Listening is a choice, and when recorded music was tied to physical objects, that choice required more of a conscious effort. It was a two-way transaction — the artist came to the table, the listener sat down and listened. It didn’t always work the way it was supposed to, but there was an elegance about it.

This isn’t really the lament it might sound like. I’m an avid streamer and I’m not giving up my Spotify subscription anytime soon. But on the other hand, I have noticed that I’ve started to, for lack of a better word, stratify my listening over the last six months or so — around the time I hooked up my new turntable for the first time. At first, I wasn’t sure what I’d really do in terms of building a vinyl collection; I hadn’t owned a record player in at least 20 years, and I’d long since lost my old LPs in one move or another. With very limited exceptions, anything I’d buy was something I either already owned on MP3 or could stream with the click of a mouse, so why bother?

Vinyl enthusiasts will tell you that the irreplaceable warmth of analog sound is the answer, to which I shrug in half-hearted agreement. There are things I really do love about the sound of a real record, like the way you can blast the ever-loving crap out of the volume without having to deal with that brittle high-end wash that rapidly encroaches the louder you get with MP3s (and a lot of CDs). It’s rounder and there’s more give. These old ears appreciate that.

But what I ultimately discovered is that, for me, playing albums is chiefly pleasurable because it’s a more active form of listening. You choose the record, you take it out, you put it on the turntable — and you don’t let your mind wander too far, either, because before long, you’re going to have to get up and flip it over.

It sounds like a small thing, and maybe it is. But I think there’s a crucial key in there that’s missing from our endless queues and vast cloud lockers. Streaming is wonderful for discovery, but I’m not sure any amount of button-pushing can compensate for the act of physically choosing a piece of music. It’s an object you’re holding, and what it contains is utterly finite — it isn’t going to keep burrowing into algorithms while you absent-mindedly surf the web. It’s here for about as long as you keep paying attention to it, really, and I feel like that means more.

Your mileage may vary. But for me, vinyl has been a solid bridge back to the type of active listening I did as a kid, back when I was dying to wrap my ears around every recorded chord in the known universe — not realizing that having the ability to swim in limitless music 24 hours a day would necessarily devalue the experience I cherished. It’s helped me slow down, to quit tugging at the chain. On some level, I think I viewed all those MP3s and “Suggested Just for You!” albums as a listening obligation, the same way I eyed my RSS or social media feeds. There’s so much out there! Don’t waste time. Consume.

But listening isn’t an obligation, it’s a privilege, albeit one we aren’t able to fully enjoy unless we really, truly embrace giving up on experiencing all of it.

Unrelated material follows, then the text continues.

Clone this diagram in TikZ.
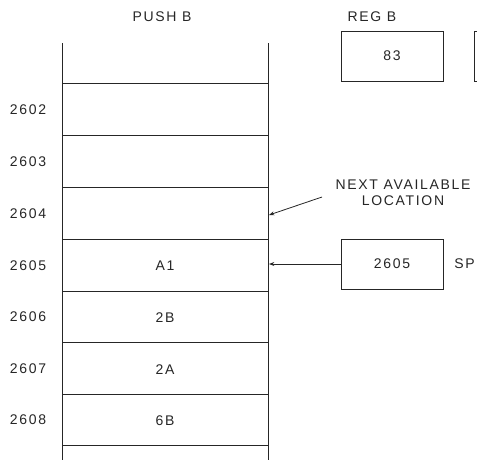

That’s what’s clicked for me, with what feels like thudding finality, as I’ve been strumming and hashing out chord changes over these last couple of weeks. Vast chunks of culture are now available on demand, making consumption easier than ever while rendering real absorption something of a dying art. We have more choices, and they’re easier to make — and unmake, as soon as some other film/album/ebook comes to mind.

I’m older, of course, and these feelings come as part of the general tearing away from pop culture that I’ve been experiencing for the last couple of years. A lot of what I’m saying here is basically an old dog talking about going back to his old tricks. But I also strongly believe that culture is increasingly viewed as a limitless commodity — and limitless commodities are disposable, no matter how high the demand. As our access expands, I think we need to narrow our focus at least enough to stop multi-tasking and consciously strive to maintain an active relationship with the stuff that goes into our eyes and ears. Less consuming, more choosing: to truly see, to honestly hear, to deeply feel. Those are the strings that bind us to the things that move us, and keep on pulling us back for more.

3 thoughts on “Strings

  1. Nicely written, Jeff! I was talking with Julie the other day about how little bands and performers make from their music — unless they are a superstar. The recorded music has been devalued by the sheer amount of it for free on the Internet, and labels rarely help develop an artist’s sound like they did back in the day. You generally had three albums before they dropped you (or so it seems to me from what I’ve read about bands I like). Now? They’ll drop you after your first record to avoid the dreaded sophomore slump. Sure, many bands (indies and non-indies) make up the costs for recording and marketing their music through touring and selling t-shirt and other “stuff” at the merch table, but that doesn’t seems like enough to sustain a living for too long. Maybe that’s why singles and EPs seem to be so prevalent these days. It’s not as expensive to produce, so the potential “loss” isn’t as great.

  2. Way back in high school, I bought an Ibanez electric guitar with dreams of being the next guitar god, but the reality of actually learning to play well was a bit too much for my teenage brain and it eventually ended up in the back of the closet. Every couple of years, I’d come across it while looking for something else and I’d pull it out just to look at it (it’s quite pretty!) and think to myself that I should really learn to play.
    But, just in the past year, I found a PS3 game called Rocksmith, which seemed like Guitar Hero using a real guitar, but, in reality, is a sneaky / fun way to teach you to play. Plus, the person who put together the song list did a great job in avoiding the “Don’t Look Back” syndrome of going with the tried and true.
    I’ve really latched on to Radiohead’s “High and Dry”, which I had never heard before. There’s something magical about actually playing the solos and chords that’s very fulfilling to me and has made me listen to music in a completely different way. Now, I’m almost able to visualize how the song is being played and feel much more connected to it than I had ever been before.